> SET TASK
Give the data below again exactly as written, without its pictures.
>> begin
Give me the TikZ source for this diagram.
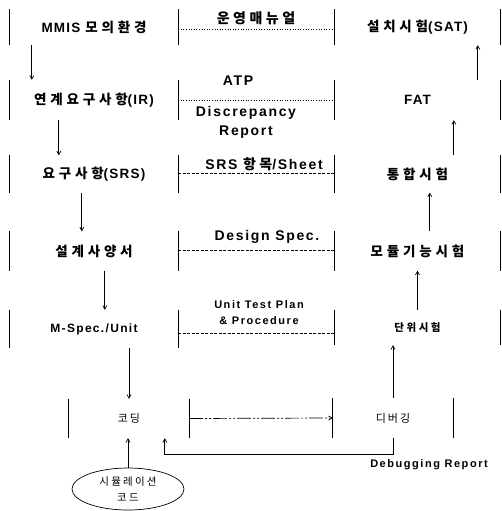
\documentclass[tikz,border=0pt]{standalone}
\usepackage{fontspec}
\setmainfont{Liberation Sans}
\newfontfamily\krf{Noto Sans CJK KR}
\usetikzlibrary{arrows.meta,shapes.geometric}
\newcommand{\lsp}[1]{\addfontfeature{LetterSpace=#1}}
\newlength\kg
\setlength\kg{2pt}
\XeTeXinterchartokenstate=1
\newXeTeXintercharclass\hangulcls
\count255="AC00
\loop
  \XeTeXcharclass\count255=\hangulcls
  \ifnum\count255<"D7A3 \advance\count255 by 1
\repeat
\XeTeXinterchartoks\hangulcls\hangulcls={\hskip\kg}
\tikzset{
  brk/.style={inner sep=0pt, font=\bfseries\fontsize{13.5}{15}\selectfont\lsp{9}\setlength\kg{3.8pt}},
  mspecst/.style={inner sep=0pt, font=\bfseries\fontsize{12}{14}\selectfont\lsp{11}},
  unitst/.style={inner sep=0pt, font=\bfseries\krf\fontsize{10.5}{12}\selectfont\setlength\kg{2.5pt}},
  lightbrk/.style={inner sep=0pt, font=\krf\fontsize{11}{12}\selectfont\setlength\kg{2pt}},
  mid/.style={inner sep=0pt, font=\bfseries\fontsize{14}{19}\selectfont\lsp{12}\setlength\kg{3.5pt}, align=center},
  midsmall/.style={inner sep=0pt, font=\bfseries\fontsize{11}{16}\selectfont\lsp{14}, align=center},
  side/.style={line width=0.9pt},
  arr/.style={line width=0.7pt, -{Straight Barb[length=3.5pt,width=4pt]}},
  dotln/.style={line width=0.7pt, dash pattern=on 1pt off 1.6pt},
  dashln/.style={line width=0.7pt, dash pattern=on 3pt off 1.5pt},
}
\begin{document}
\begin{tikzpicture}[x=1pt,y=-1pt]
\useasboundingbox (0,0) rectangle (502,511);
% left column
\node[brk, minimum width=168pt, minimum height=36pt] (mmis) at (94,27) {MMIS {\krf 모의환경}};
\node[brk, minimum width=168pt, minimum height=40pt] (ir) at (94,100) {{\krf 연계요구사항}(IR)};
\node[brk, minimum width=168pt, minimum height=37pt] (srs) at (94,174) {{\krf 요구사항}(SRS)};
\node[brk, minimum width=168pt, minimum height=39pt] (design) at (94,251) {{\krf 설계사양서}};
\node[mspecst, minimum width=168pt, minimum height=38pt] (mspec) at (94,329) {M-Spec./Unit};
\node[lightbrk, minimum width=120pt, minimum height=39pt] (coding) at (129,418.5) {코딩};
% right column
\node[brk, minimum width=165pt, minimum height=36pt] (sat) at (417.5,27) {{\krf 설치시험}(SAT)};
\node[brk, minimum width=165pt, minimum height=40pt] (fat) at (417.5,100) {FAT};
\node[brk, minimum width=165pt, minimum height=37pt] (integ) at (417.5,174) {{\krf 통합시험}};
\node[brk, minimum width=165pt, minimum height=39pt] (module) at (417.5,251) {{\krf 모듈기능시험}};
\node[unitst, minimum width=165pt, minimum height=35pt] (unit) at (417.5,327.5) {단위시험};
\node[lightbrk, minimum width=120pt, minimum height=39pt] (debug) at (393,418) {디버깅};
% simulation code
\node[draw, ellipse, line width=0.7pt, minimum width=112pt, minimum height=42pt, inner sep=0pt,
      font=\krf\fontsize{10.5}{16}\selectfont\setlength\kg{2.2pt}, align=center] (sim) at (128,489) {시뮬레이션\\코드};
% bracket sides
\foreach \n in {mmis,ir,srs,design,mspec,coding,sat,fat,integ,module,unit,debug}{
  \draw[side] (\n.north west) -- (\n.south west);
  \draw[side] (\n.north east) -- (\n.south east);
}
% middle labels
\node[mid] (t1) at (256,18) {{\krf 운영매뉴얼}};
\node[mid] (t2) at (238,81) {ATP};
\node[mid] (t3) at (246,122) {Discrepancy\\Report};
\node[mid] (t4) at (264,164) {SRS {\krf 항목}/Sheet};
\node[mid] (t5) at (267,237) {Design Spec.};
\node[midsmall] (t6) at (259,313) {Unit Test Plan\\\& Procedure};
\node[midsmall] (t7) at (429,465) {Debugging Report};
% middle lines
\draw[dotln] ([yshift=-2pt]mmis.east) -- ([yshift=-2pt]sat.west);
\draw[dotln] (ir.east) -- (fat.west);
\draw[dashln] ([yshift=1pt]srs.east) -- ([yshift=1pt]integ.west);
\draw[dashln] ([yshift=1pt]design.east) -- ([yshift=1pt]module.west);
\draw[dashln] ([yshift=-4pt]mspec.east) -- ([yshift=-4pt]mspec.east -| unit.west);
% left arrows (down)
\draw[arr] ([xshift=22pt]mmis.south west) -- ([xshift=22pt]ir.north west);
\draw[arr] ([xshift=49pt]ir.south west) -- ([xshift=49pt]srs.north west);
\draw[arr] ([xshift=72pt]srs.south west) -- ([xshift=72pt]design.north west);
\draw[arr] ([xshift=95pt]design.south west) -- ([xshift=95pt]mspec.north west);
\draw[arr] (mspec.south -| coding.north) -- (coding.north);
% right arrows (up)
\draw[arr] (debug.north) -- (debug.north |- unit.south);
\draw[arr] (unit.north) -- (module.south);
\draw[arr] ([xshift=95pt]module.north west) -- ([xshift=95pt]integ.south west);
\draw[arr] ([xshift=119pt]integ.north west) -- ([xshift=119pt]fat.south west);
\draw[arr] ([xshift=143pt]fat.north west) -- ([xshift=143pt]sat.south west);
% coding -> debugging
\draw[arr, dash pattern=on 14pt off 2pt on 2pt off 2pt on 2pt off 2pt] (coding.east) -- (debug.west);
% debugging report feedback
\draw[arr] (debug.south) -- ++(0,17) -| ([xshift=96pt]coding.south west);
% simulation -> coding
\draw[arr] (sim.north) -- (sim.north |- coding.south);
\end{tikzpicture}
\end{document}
>> end
> EXERCISE SOLUTION
Give me the TikZ source for this diagram.
\documentclass[tikz,border=0pt]{standalone}
\usepackage{fontspec}
\setmainfont{Liberation Sans}
\newfontfamily\krf{Noto Sans CJK KR}
\usetikzlibrary{arrows.meta,shapes.geometric}
\newcommand{\lsp}[1]{\addfontfeature{LetterSpace=#1}}
\newlength\kg
\setlength\kg{2pt}
\XeTeXinterchartokenstate=1
\newXeTeXintercharclass\hangulcls
\count255="AC00
\loop
  \XeTeXcharclass\count255=\hangulcls
  \ifnum\count255<"D7A3 \advance\count255 by 1
\repeat
\XeTeXinterchartoks\hangulcls\hangulcls={\hskip\kg}
\tikzset{
  brk/.style={inner sep=0pt, font=\bfseries\fontsize{13.5}{15}\selectfont\lsp{9}\setlength\kg{3.8pt}},
  mspecst/.style={inner sep=0pt, font=\bfseries\fontsize{12}{14}\selectfont\lsp{11}},
  unitst/.style={inner sep=0pt, font=\bfseries\krf\fontsize{10.5}{12}\selectfont\setlength\kg{2.5pt}},
  lightbrk/.style={inner sep=0pt, font=\krf\fontsize{11}{12}\selectfont\setlength\kg{2pt}},
  mid/.style={inner sep=0pt, font=\bfseries\fontsize{14}{19}\selectfont\lsp{12}\setlength\kg{3.5pt}, align=center},
  midsmall/.style={inner sep=0pt, font=\bfseries\fontsize{11}{16}\selectfont\lsp{14}, align=center},
  side/.style={line width=0.9pt},
  arr/.style={line width=0.7pt, -{Straight Barb[length=3.5pt,width=4pt]}},
  dotln/.style={line width=0.7pt, dash pattern=on 1pt off 1.6pt},
  dashln/.style={line width=0.7pt, dash pattern=on 3pt off 1.5pt},
}
\begin{document}
\begin{tikzpicture}[x=1pt,y=-1pt]
\useasboundingbox (0,0) rectangle (502,511);
% left column
\node[brk, minimum width=168pt, minimum height=36pt] (mmis) at (94,27) {MMIS {\krf 모의환경}};
\node[brk, minimum width=168pt, minimum height=40pt] (ir) at (94,100) {{\krf 연계요구사항}(IR)};
\node[brk, minimum width=168pt, minimum height=37pt] (srs) at (94,174) {{\krf 요구사항}(SRS)};
\node[brk, minimum width=168pt, minimum height=39pt] (design) at (94,251) {{\krf 설계사양서}};
\node[mspecst, minimum width=168pt, minimum height=38pt] (mspec) at (94,329) {M-Spec./Unit};
\node[lightbrk, minimum width=120pt, minimum height=39pt] (coding) at (129,418.5) {코딩};
% right column
\node[brk, minimum width=165pt, minimum height=36pt] (sat) at (417.5,27) {{\krf 설치시험}(SAT)};
\node[brk, minimum width=165pt, minimum height=40pt] (fat) at (417.5,100) {FAT};
\node[brk, minimum width=165pt, minimum height=37pt] (integ) at (417.5,174) {{\krf 통합시험}};
\node[brk, minimum width=165pt, minimum height=39pt] (module) at (417.5,251) {{\krf 모듈기능시험}};
\node[unitst, minimum width=165pt, minimum height=35pt] (unit) at (417.5,327.5) {단위시험};
\node[lightbrk, minimum width=120pt, minimum height=39pt] (debug) at (393,418) {디버깅};
% simulation code
\node[draw, ellipse, line width=0.7pt, minimum width=112pt, minimum height=42pt, inner sep=0pt,
      font=\krf\fontsize{10.5}{16}\selectfont\setlength\kg{2.2pt}, align=center] (sim) at (128,489) {시뮬레이션\\코드};
% bracket sides
\foreach \n in {mmis,ir,srs,design,mspec,coding,sat,fat,integ,module,unit,debug}{
  \draw[side] (\n.north west) -- (\n.south west);
  \draw[side] (\n.north east) -- (\n.south east);
}
% middle labels
\node[mid] (t1) at (256,18) {{\krf 운영매뉴얼}};
\node[mid] (t2) at (238,81) {ATP};
\node[mid] (t3) at (246,122) {Discrepancy\\Report};
\node[mid] (t4) at (264,164) {SRS {\krf 항목}/Sheet};
\node[mid] (t5) at (267,237) {Design Spec.};
\node[midsmall] (t6) at (259,313) {Unit Test Plan\\\& Procedure};
\node[midsmall] (t7) at (429,465) {Debugging Report};
% middle lines
\draw[dotln] ([yshift=-2pt]mmis.east) -- ([yshift=-2pt]sat.west);
\draw[dotln] (ir.east) -- (fat.west);
\draw[dashln] ([yshift=1pt]srs.east) -- ([yshift=1pt]integ.west);
\draw[dashln] ([yshift=1pt]design.east) -- ([yshift=1pt]module.west);
\draw[dashln] ([yshift=-4pt]mspec.east) -- ([yshift=-4pt]mspec.east -| unit.west);
% left arrows (down)
\draw[arr] ([xshift=22pt]mmis.south west) -- ([xshift=22pt]ir.north west);
\draw[arr] ([xshift=49pt]ir.south west) -- ([xshift=49pt]srs.north west);
\draw[arr] ([xshift=72pt]srs.south west) -- ([xshift=72pt]design.north west);
\draw[arr] ([xshift=95pt]design.south west) -- ([xshift=95pt]mspec.north west);
\draw[arr] (mspec.south -| coding.north) -- (coding.north);
% right arrows (up)
\draw[arr] (debug.north) -- (debug.north |- unit.south);
\draw[arr] (unit.north) -- (module.south);
\draw[arr] ([xshift=95pt]module.north west) -- ([xshift=95pt]integ.south west);
\draw[arr] ([xshift=119pt]integ.north west) -- ([xshift=119pt]fat.south west);
\draw[arr] ([xshift=143pt]fat.north west) -- ([xshift=143pt]sat.south west);
% coding -> debugging
\draw[arr, dash pattern=on 14pt off 2pt on 2pt off 2pt on 2pt off 2pt] (coding.east) -- (debug.west);
% debugging report feedback
\draw[arr] (debug.south) -- ++(0,17) -| ([xshift=96pt]coding.south west);
% simulation -> coding
\draw[arr] (sim.north) -- (sim.north |- coding.south);
\end{tikzpicture}
\end{document}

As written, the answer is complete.